Washington at Detroit
Time: 7 PM CT (ESPN)
Spread: WAS -1
Odds c/o 5dimes
The Detroit Pistons have cooled. As losers of its past three, it will host the 25-20 Washington Wizards in the first game of a doubleheader Friday night on ESPN at 7 PM (Central Time).
The Wizards are 1-point favorites at hosts, with an over/under set at 208.5 points according to NBA oddsmakers at bookmaker 5dimes.
The Pistons last three losses included two to some pretty mediocre clubs. Falling 107-105 to the Chicago Bulls and 118-107 to the Charlotte Hornets, was followed by yet another more predicable 96-91 loss to the Toronto Raptors. Tobias Harris was held to just 12 points on 4 of 13 shooting, but Andre Drummond had a monster game with 25 points, 17 rebounds, two assists and four steals, while posting a -6 for his 38 minutes of court time. Harris is making a push to be an All-Star reserve, and Drummond will draw consideration for the honor too. The Pistons are a game above .500, wherein they may not have necessarily been expected by most to be a plus-.500 team entering the season.

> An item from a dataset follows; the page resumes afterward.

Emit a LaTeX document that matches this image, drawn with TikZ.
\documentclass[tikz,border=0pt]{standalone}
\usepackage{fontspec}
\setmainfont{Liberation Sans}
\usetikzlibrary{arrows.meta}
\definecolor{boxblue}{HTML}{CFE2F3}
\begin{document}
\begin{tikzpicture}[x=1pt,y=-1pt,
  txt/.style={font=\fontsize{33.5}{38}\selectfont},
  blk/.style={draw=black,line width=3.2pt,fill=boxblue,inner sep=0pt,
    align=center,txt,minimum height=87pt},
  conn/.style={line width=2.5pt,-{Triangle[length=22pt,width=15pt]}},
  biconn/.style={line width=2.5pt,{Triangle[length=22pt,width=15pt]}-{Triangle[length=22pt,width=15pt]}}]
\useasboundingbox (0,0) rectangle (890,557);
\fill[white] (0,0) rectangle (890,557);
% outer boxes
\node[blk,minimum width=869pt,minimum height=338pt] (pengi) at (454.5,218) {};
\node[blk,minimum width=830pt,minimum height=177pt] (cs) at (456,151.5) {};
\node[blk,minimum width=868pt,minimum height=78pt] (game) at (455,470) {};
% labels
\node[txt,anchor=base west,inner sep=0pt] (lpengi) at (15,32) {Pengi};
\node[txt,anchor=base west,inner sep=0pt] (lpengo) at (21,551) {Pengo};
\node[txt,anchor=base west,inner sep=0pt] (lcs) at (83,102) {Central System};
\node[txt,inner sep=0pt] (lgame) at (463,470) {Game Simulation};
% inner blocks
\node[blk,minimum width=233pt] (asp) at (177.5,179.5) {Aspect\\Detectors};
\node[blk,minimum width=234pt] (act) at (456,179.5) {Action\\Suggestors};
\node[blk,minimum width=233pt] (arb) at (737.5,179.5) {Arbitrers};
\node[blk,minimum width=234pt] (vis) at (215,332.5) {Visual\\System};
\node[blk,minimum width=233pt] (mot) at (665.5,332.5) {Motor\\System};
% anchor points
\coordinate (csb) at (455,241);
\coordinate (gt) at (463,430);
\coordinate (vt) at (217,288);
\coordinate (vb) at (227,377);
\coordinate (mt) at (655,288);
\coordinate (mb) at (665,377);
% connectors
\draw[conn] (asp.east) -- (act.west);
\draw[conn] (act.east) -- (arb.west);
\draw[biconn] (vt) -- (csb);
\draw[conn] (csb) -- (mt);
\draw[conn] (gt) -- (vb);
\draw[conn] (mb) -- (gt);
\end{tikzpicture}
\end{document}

Among the reasons the Pistons have out-performed this year, is primarily due to a hot start, but also due to the fact that Avery Bradley has quietly been a huge upgrade at the 2-guard position over last season’s starter Kentavious Caldwell-Pope. Bradley is a staunch defender and solid scorer, who brings a lot of veteran leadership. The Pistons bench has also been decent, with Langston Galloway serving as a spark scorer, and Boban Marjanovic occasionally serving as a 7-foot-5 freakish monster. Also, Anthony Tolliver’s shooting has gone largely unnoticed, but has been equally as paramount in the second unit providing more for the Pistons than in years prior.
All things said, however, it is still the play of Harris and Drummond that has made Detroit so formidable. Harris has thrived as the isolation scorer he is, averaging 18 points, five rebounds and two assists while posting a PER of 17.7. Drummond, meanwhile, has evolved into one of the best passing big men in the NBA. He is averaging 3.8 assists per game, which ranks third on the team in assists, while also scoring 14.5 points and grabbing 15 boards per contest. He was starting to draw criticisms of being Dwight Howard-like, that is to say, not improving, but this year has been a career year for the center from UConn. The Pistons still have some missing pieces, namely adding another premier scorer, but sitting No. 8 in the East, the team has a chance to move in to better position and potentially be an upset-causer in the 2018 NBA Playoffs.
The Wizards have dropped two straight and four of its past six, to fall to 25-20, but there is not much intrigue or mystery behind this team. It is still a team highly dependent on its backcourt of John Wall and Bradley Beal, and a team still bereft of depth on the bench, for the most part.
Wall and Beal really have done all that could be asked of a backcourt. Beal leads the team in scoring at 23.7 points per game and Wall is good for nearly 20 a night, in addition to his 9.3 assists, but Otto Porter is still falling short of expectations and Kelly Oubre Jr. is not radically improved from his rookie season a year ago. The Wizards ultimately need to add another superstar to take any sort of monumental jump toward contention, and it may be that the team is able to make a play at DeMarcus Cousins to reunite him with his former Kentucky teammate Wall.
Outside of that, there is no reason to expect this team to do much more than be a “pretender” with the glaring holes in its roster, and the overwhelming mediocrity at 3 of the 5 positions on the court. Marcin Gortat is a good center, and one of the best in the pick and roll, but Markieff Morris is an erratic head case and the Wiz’ bench is overall just poor. Jason Smith has returned to earth some two years after his breakout season in Orlando, which now can be totally labeled a fluke, as he led the league in mid-range shooting that year.
The Wizards are still the Wizards, to be terse and dismissive of the team, once again.